So here’s the deal. 41 out of 50 states and one federal territory have either voted firmly along party lines for the past 40 years, or exhibited definitive short to mid-term trends over the last several years – so much so that, there is no reason to think that it will change on Tuesday. As such, based on this pattern, we can conclusively surmise that President Barack Obama will win at least 17 states (and the District of Columbia) and 207 Electoral College votes for the 2012 Presidential Election, while Gov. Mitt Romney is poised to claim at least 23 states and 191 Electoral College.
• President Obama’s Projected States: California, Connecticut, Delaware, Hawaii, Illinois, Iowa, Maine, Maryland, Massachusetts, Minnesota, New Jersey, New Mexico, New York, Oregon, Rhode Island, Vermont, Washington and Washington D.C.
• Gov. Romney’s Projected States: Alabama, Alaska, Arizona, Arkansas, Georgia, Idaho, Indiana, Kansas, Kentucky, Louisiana, Mississippi, Missouri, Montana, Nebraska, North Dakota, Oklahoma, South Carolina, South Dakota, Tennessee, Texas, Utah, West Virginia and Wyoming
This leaves us with a balance of ten swing states (Colorado, Florida, Michigan, Nevada, New Hampshire, North Carolina, Ohio, Pennsylvania, Virginia and Wisconsin) and 140 Electoral College votes up for grabs. The majority of the media tracking the election believes that there are eleven swing states, along with 146 Electoral College votes, still in contention. However, polling data over the last two weeks seem to suggest that Iowa has turned blue once again (Iowa has voted for a Democratic candidate in five of the last six presidential election).
President Obama appears to have taken a decisive lead in the Hawkeye state, with several polls over the last three days logging in a 5-6 points advantage for his campaign there (NBC Marist, Des Moines Register Iowa Poll). Furthermore, early voting numbers from approximately 614 thousand voters in Iowa indicate that the Democrats are holding a 10.3% lead over their Republican rivals (42.6%-32.3%). While registered Republicans traditionally outnumber Democrats on Election Day, the 10 percent gap may be too difficult to bridge. For the record, Senator John McCain outperformed President Obama by less than a single percent on Nov 4, 2008, to slightly trim his 10 point loss in the state.
With the ten states established, let’s move away from the national polls, and instead concentrate on the ten swing states that will ultimately decide the outcome of the election.
To win the presidency, Gov. Romney must secure 79 out of the remaining 140 Electoral College votes. President Obama, meanwhile, needs 63 Electoral College votes to win a second term. There are numerous permutations available for either men to reach their target, but three states are the key here: Florida, Pennsylvania and Ohio.
Losing Florida, the largest piece of the pie with 20% of the 140 votes in play, would compel Gov.
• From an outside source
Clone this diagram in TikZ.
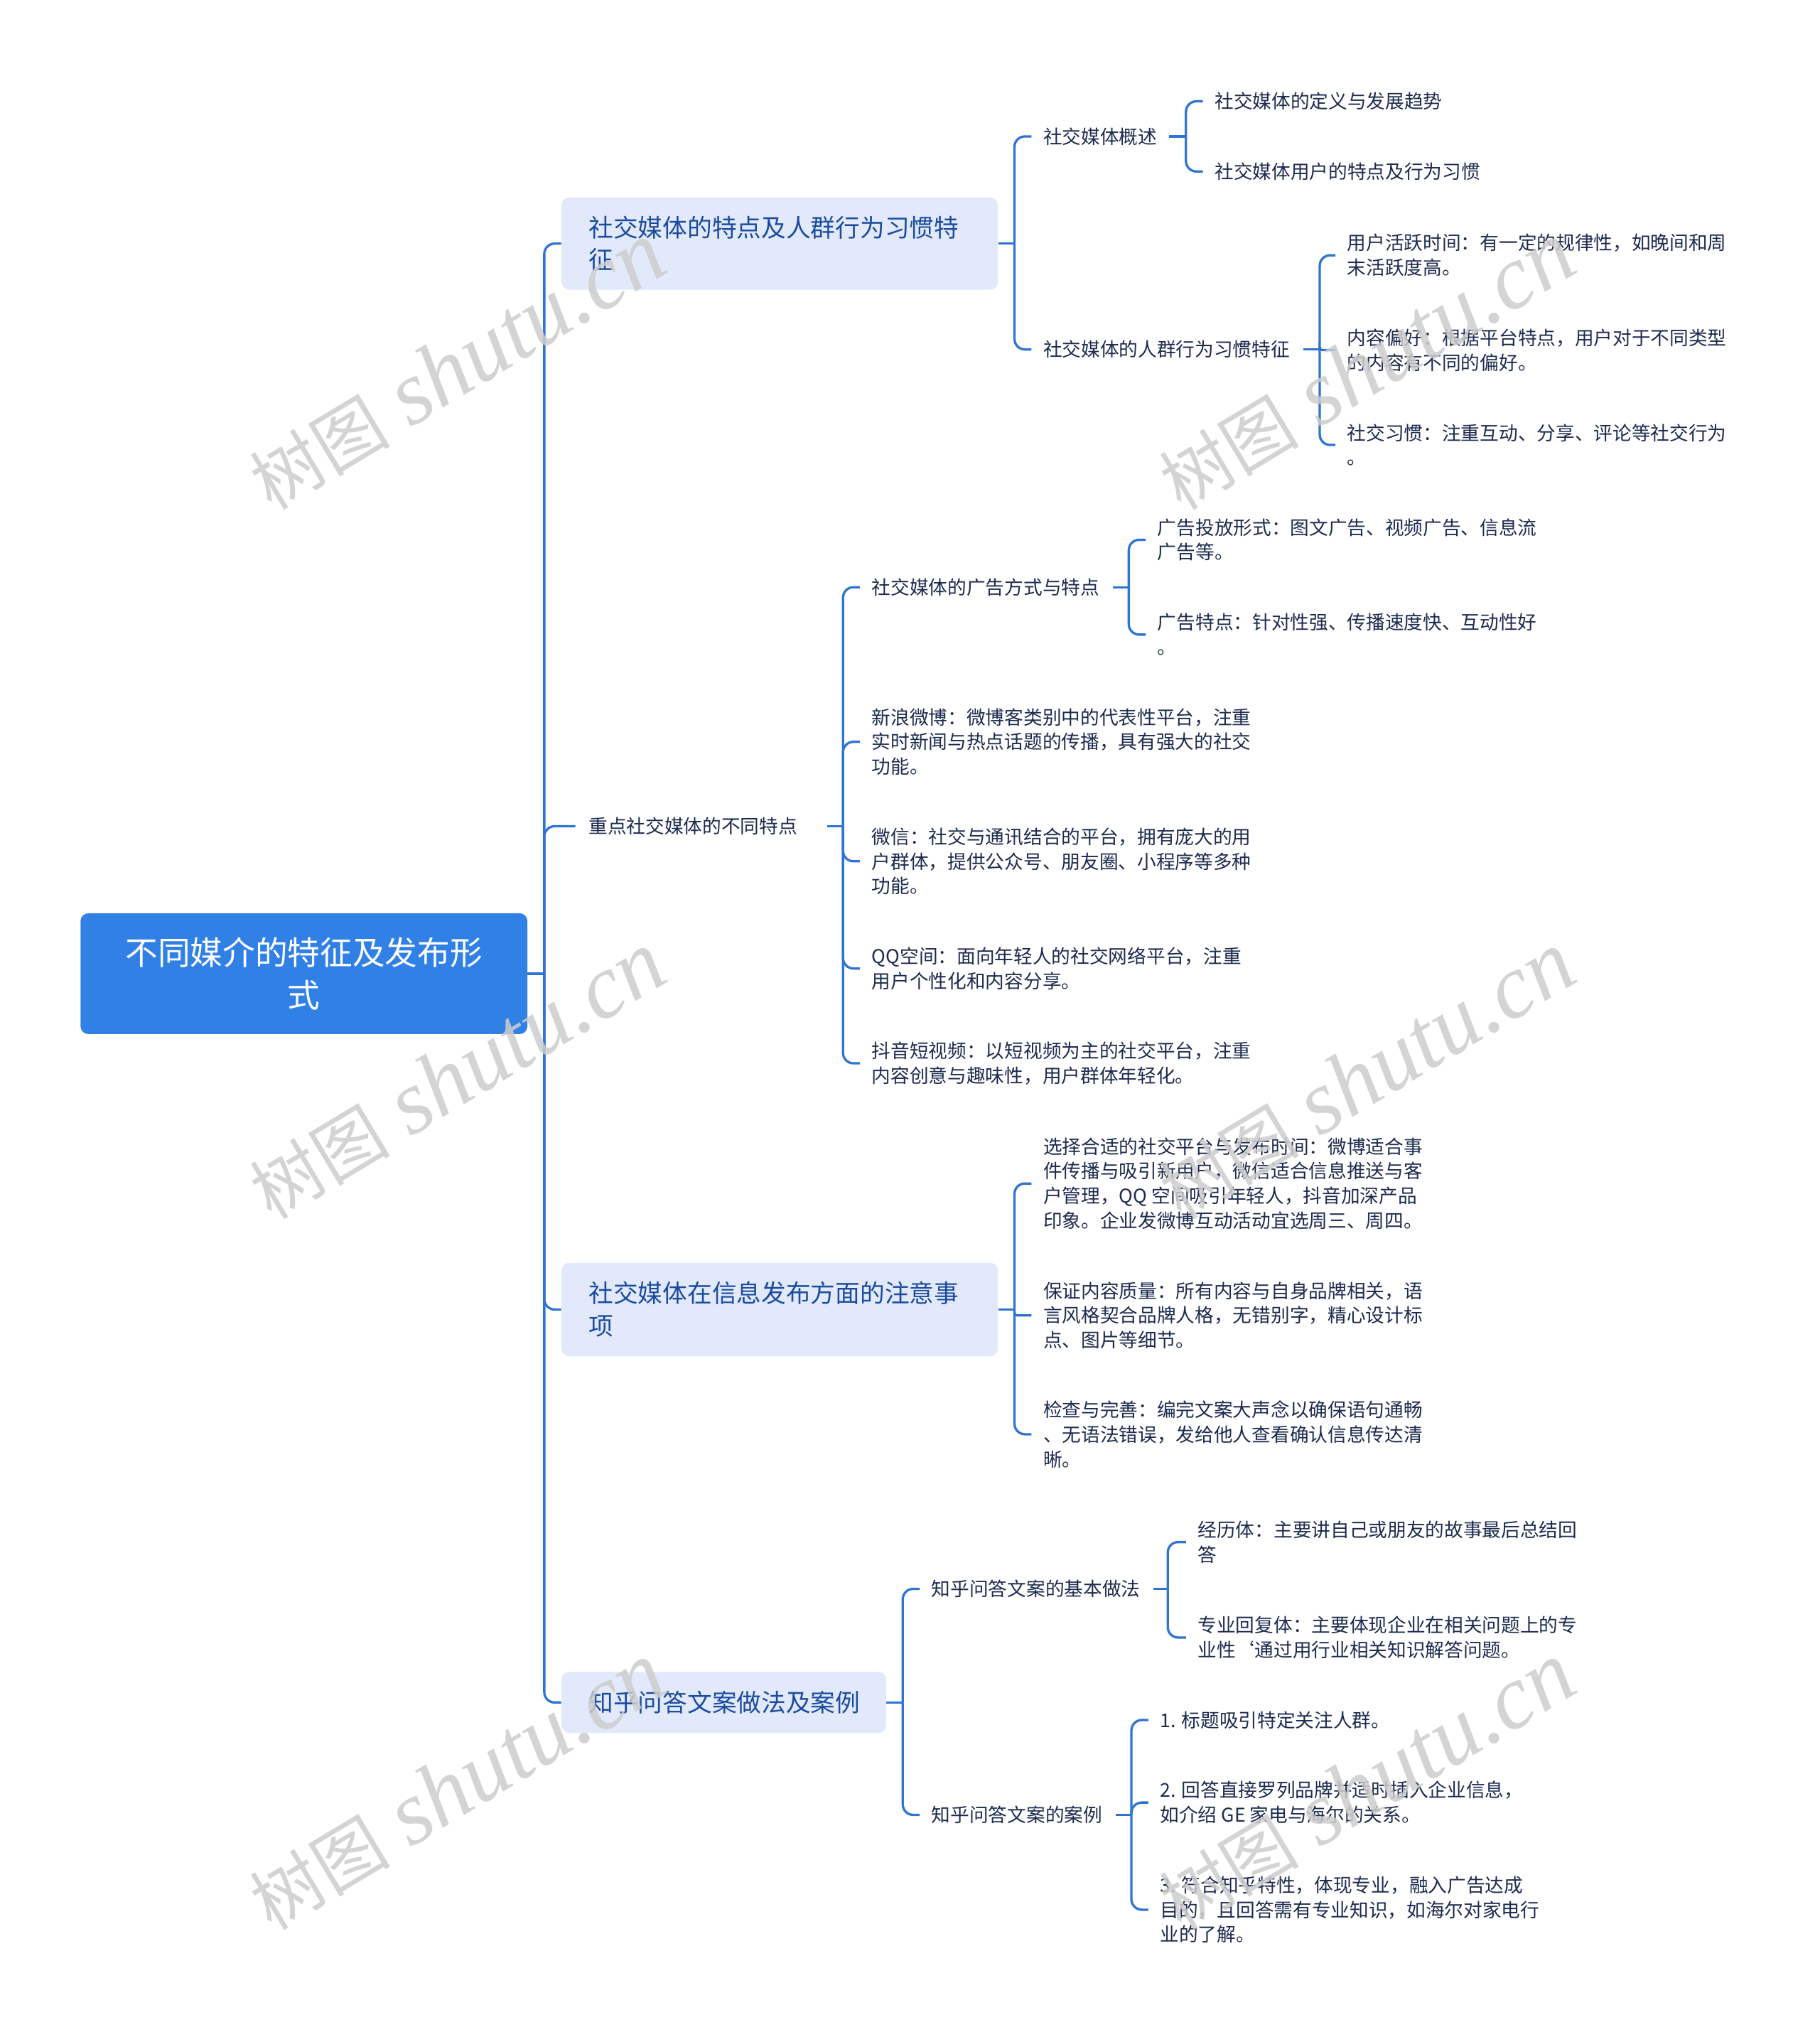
\documentclass[tikz,border=0pt]{standalone}
\usepackage{fontspec}
\setmainfont{Noto Sans CJK SC}
\newfontfamily\wmserif{Liberation Serif}
\definecolor{lineblue}{RGB}{47,116,211}
\definecolor{rootblue}{RGB}{48,128,230}
\definecolor{boxblue}{RGB}{225,233,251}
\definecolor{topicblue}{RGB}{29,76,158}
\definecolor{leafnavy}{RGB}{29,43,79}
\definecolor{wmgray}{RGB}{205,205,205}
\newcommand{\wmtext}{{\fontsize{54}{60}\selectfont 树图}\hspace{16pt}{\wmserif\itshape\fontsize{70}{80}\selectfont shutu.cn}}
\begin{document}
\begin{tikzpicture}[x=1pt,y=-1pt,
  link/.style={draw=lineblue,line width=1.8pt,rounded corners=8pt},
  linkjog/.style={draw=lineblue,line width=1.8pt,rounded corners=2pt},
  rootbox/.style={fill=rootblue,text=white,rounded corners=6pt,font=\fontsize{25}{33}\selectfont,align=center,minimum width=344pt,minimum height=93pt,inner sep=0pt},
  topicbox/.style={fill=boxblue,text=topicblue,rounded corners=6pt,font=\fontsize{19}{25}\selectfont,align=left,anchor=west,inner xsep=21pt,inner ysep=0pt},
  leaf/.style={text=leafnavy,font=\fontsize{14.6}{19}\selectfont,anchor=west,inner sep=0pt,align=left},
  wm/.style={text=wmgray,rotate=31,inner sep=0pt,opacity=0.85}]
\useasboundingbox[fill=white] (0,0) rectangle (1401,1568);

% ---------- nodes ----------
\node[rootbox] (root) at (234,749.5) {不同媒介的特征及发布形\\式};

\node[topicbox,text width=294pt,minimum height=71pt] (b1) at (432,187.5) {社交媒体的特点及人群行为习惯特\\征};
\node[leaf] (n4) at (453,636) {重点社交媒体的不同特点};
\node[topicbox,text width=294pt,minimum height=72pt] (b2) at (432,1008) {社交媒体在信息发布方面的注意事\\项};
\node[topicbox,text width=208pt,minimum height=47pt] (b3) at (432,1310.5) {知乎问答文案做法及案例};

% b1 subtree
\node[leaf] (c11) at (803,105) {社交媒体概述};
\node[leaf] (c12) at (803,269) {社交媒体的人群行为习惯特征};
\node[leaf] (l111) at (935,78) {社交媒体的定义与发展趋势};
\node[leaf] (l112) at (935,132) {社交媒体用户的特点及行为习惯};
\node[leaf] (l121) at (1037,196.5) {用户活跃时间：有一定的规律性，如晚间和周\\末活跃度高。};
\node[leaf] (l122) at (1037,269.5) {内容偏好：根据平台特点，用户对于不同类型\\的内容有不同的偏好。};
\node[leaf] (l123) at (1037,342.5) {社交习惯：注重互动、分享、评论等社交行为\\。};

% n4 subtree
\node[leaf] (c41) at (671,452) {社交媒体的广告方式与特点};
\node[leaf] (l411) at (891,415.5) {广告投放形式：图文广告、视频广告、信息流\\广告等。};
\node[leaf] (l412) at (891,488.5) {广告特点：针对性强、传播速度快、互动性好\\。};
\node[leaf] (l42) at (671,571) {新浪微博：微博客类别中的代表性平台，注重\\实时新闻与热点话题的传播，具有强大的社交\\功能。};
\node[leaf] (l43) at (671,663) {微信：社交与通讯结合的平台，拥有庞大的用\\户群体，提供公众号、朋友圈、小程序等多种\\功能。};
\node[leaf] (l44) at (671,745.5) {QQ空间：面向年轻人的社交网络平台，注重\\用户个性化和内容分享。};
\node[leaf] (l45) at (671,818.5) {抖音短视频：以短视频为主的社交平台，注重\\内容创意与趣味性，用户群体年轻化。};

% b2 subtree
\node[leaf] (l21) at (803,911) {选择合适的社交平台与发布时间：微博适合事\\件传播与吸引新用户，微信适合信息推送与客\\户管理，QQ 空间吸引年轻人，抖音加深产品\\印象。企业发微博互动活动宜选周三、周四。};
\node[leaf] (l22) at (803,1012.5) {保证内容质量：所有内容与自身品牌相关，语\\言风格契合品牌人格，无错别字，精心设计标\\点、图片等细节。};
\node[leaf] (l23) at (803,1104) {检查与完善：编完文案大声念以确保语句通畅\\、无语法错误，发给他人查看确认信息传达清\\晰。};

% b3 subtree
\node[leaf] (c31) at (717,1223) {知乎问答文案的基本做法};
\node[leaf] (c32) at (717,1397) {知乎问答文案的案例};
\node[leaf] (l311) at (922,1187) {经历体：主要讲自己或朋友的故事最后总结回\\答};
\node[leaf] (l312) at (922,1260.5) {专业回复体：主要体现企业在相关问题上的专\\业性‘通过用行业相关知识解答问题。};
\node[leaf] (l321) at (893,1324) {1. 标题吸引特定关注人群。};
\node[leaf] (l322) at (893,1387.5) {2. 回答直接罗列品牌并适时插入企业信息，\\如介绍 GE 家电与海尔的关系。};
\node[leaf] (l323) at (893,1470) {3. 符合知乎特性，体现专业，融入广告达成\\目的，且回答需有专业知识，如海尔对家电行\\业的了解。};

% ---------- bus coordinates ----------
\coordinate (busR) at (419,0);
\coordinate (busB1) at (781,0);
\coordinate (busC11) at (913,0);
\coordinate (busC12) at (1016,0);
\coordinate (busN4) at (649,0);
\coordinate (busC41) at (869,0);
\coordinate (busB2) at (781,0);
\coordinate (busB3) at (695,0);
\coordinate (busC31) at (899,0);
\coordinate (busC32) at (871,0);

% ---------- connectors ----------
% root trunk
\draw[link] (root.east) -- (root.east -| busR);
\draw[link] (root.east -| busR) |- (b1.west);
\draw[link] (root.east -| busR) |- ([xshift=-10pt]n4.west);
\draw[link] (root.east -| busR) |- (b2.west);
\draw[link] (root.east -| busR) |- (b3.west);

% b1
\draw[link] (b1.east) -- (b1.east -| busB1);
\draw[link] (b1.east -| busB1) |- ([xshift=-9pt]c11.west);
\draw[link] (b1.east -| busB1) |- ([xshift=-9pt]c12.west);
\draw[link] ([xshift=9pt]c11.east) -- (c11.east -| busC11);
\draw[link] (c11.east -| busC11) |- ([xshift=-9pt]l111.west);
\draw[link] (c11.east -| busC11) |- ([xshift=-9pt]l112.west);
\draw[link] ([xshift=10pt]c12.east) -- (c12.east -| busC12);
\draw[link] (c12.east -| busC12) |- ([xshift=-9pt]l121.west);
\draw[linkjog] (c12.east -| busC12) |- ([xshift=-9pt]l122.west);
\draw[link] (c12.east -| busC12) |- ([xshift=-9pt]l123.west);

% n4
\draw[link] ([xshift=23pt]n4.east) -- (n4.east -| busN4);
\draw[link] (n4.east -| busN4) |- ([xshift=-9pt]c41.west);
\draw[link] (n4.east -| busN4) |- ([xshift=-9pt]l42.west);
\draw[link] (n4.east -| busN4) |- ([xshift=-9pt]l43.west);
\draw[link] (n4.east -| busN4) |- ([xshift=-9pt]l44.west);
\draw[link] (n4.east -| busN4) |- ([xshift=-9pt]l45.west);
\draw[link] ([xshift=10pt]c41.east) -- (c41.east -| busC41);
\draw[link] (c41.east -| busC41) |- ([xshift=-9pt]l411.west);
\draw[link] (c41.east -| busC41) |- ([xshift=-9pt]l412.west);

% b2
\draw[link] (b2.east) -- (b2.east -| busB2);
\draw[link] (b2.east -| busB2) |- ([xshift=-9pt]l21.west);
\draw[linkjog] (b2.east -| busB2) |- ([xshift=-9pt]l22.west);
\draw[link] (b2.east -| busB2) |- ([xshift=-9pt]l23.west);

% b3
\draw[link] (b3.east) -- (b3.east -| busB3);
\draw[link] (b3.east -| busB3) |- ([xshift=-9pt]c31.west);
\draw[link] (b3.east -| busB3) |- ([xshift=-9pt]c32.west);
\draw[link] ([xshift=10pt]c31.east) -- (c31.east -| busC31);
\draw[link] (c31.east -| busC31) |- ([xshift=-9pt]l311.west);
\draw[link] (c31.east -| busC31) |- ([xshift=-9pt]l312.west);
\draw[link] ([xshift=10pt]c32.east) -- (c32.east -| busC32);
\draw[link] (c32.east -| busC32) |- ([xshift=-9pt]l321.west);
\draw[link] (c32.east -| busC32) |- ([xshift=-9pt]l322.west);
\draw[link] (c32.east -| busC32) |- ([xshift=-9pt]l323.west);

% ---------- watermarks ----------
\node[wm] (w1) at (352,282) {\wmtext};
\node[wm] (w2) at (1052,282) {\wmtext};
\node[wm] (w3) at (352,828) {\wmtext};
\node[wm] (w4) at (1052,828) {\wmtext};
\node[wm] (w5) at (352,1375) {\wmtext};
\node[wm] (w6) at (1052,1375) {\wmtext};
\end{tikzpicture}
\end{document}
Romney and President Obama to win seven and five states respectively of the remaining nine. An Obama sweep of Florida, Pennsylvania and Ohio would effectively end the contest.
It bears mentioning that all 17 former Republican presidents won Ohio on their way to the White House. In addition, every Republican president since Herbert Hoover (1929-1933) emerged victorious in Ohio, Florida and Virginia.
The polls in the swing states continue to be tight, and barring a few outliers, remain within the margin of error. However, while Gov. Romney has kept pace with President Obama in Nevada and Wisconsin, he has yet to overtake his opponent in any poll in the two states in the last two months. Pennsylvania and Michigan may also prove to be tough nuts to crack for Gov. Romney, considering the two states have voted for a Democratic candidate in each of the last five elections, dating back to 1992.
Realistically, then, Gov. Romney’s path to the Oval Office will be through Florida, North Carolina (we will be very, very surprised if Gov. Romney loses here), Ohio, Virginia and New Hampshire – which will net him the required 270 Electoral College votes.
For President Obama, an Ohio victory will probably be enough to carry him over 270, along with Pennsylvania, Michigan and Wisconsin.
However, the wildly fluctuating polls and season-long razor-thin margins could also hide something else altogether: a landslide victory for either of the candidates! There is a small, but real possibility of a landslide here, although a victory margin in 20-60 range appears to be the more likely outcome.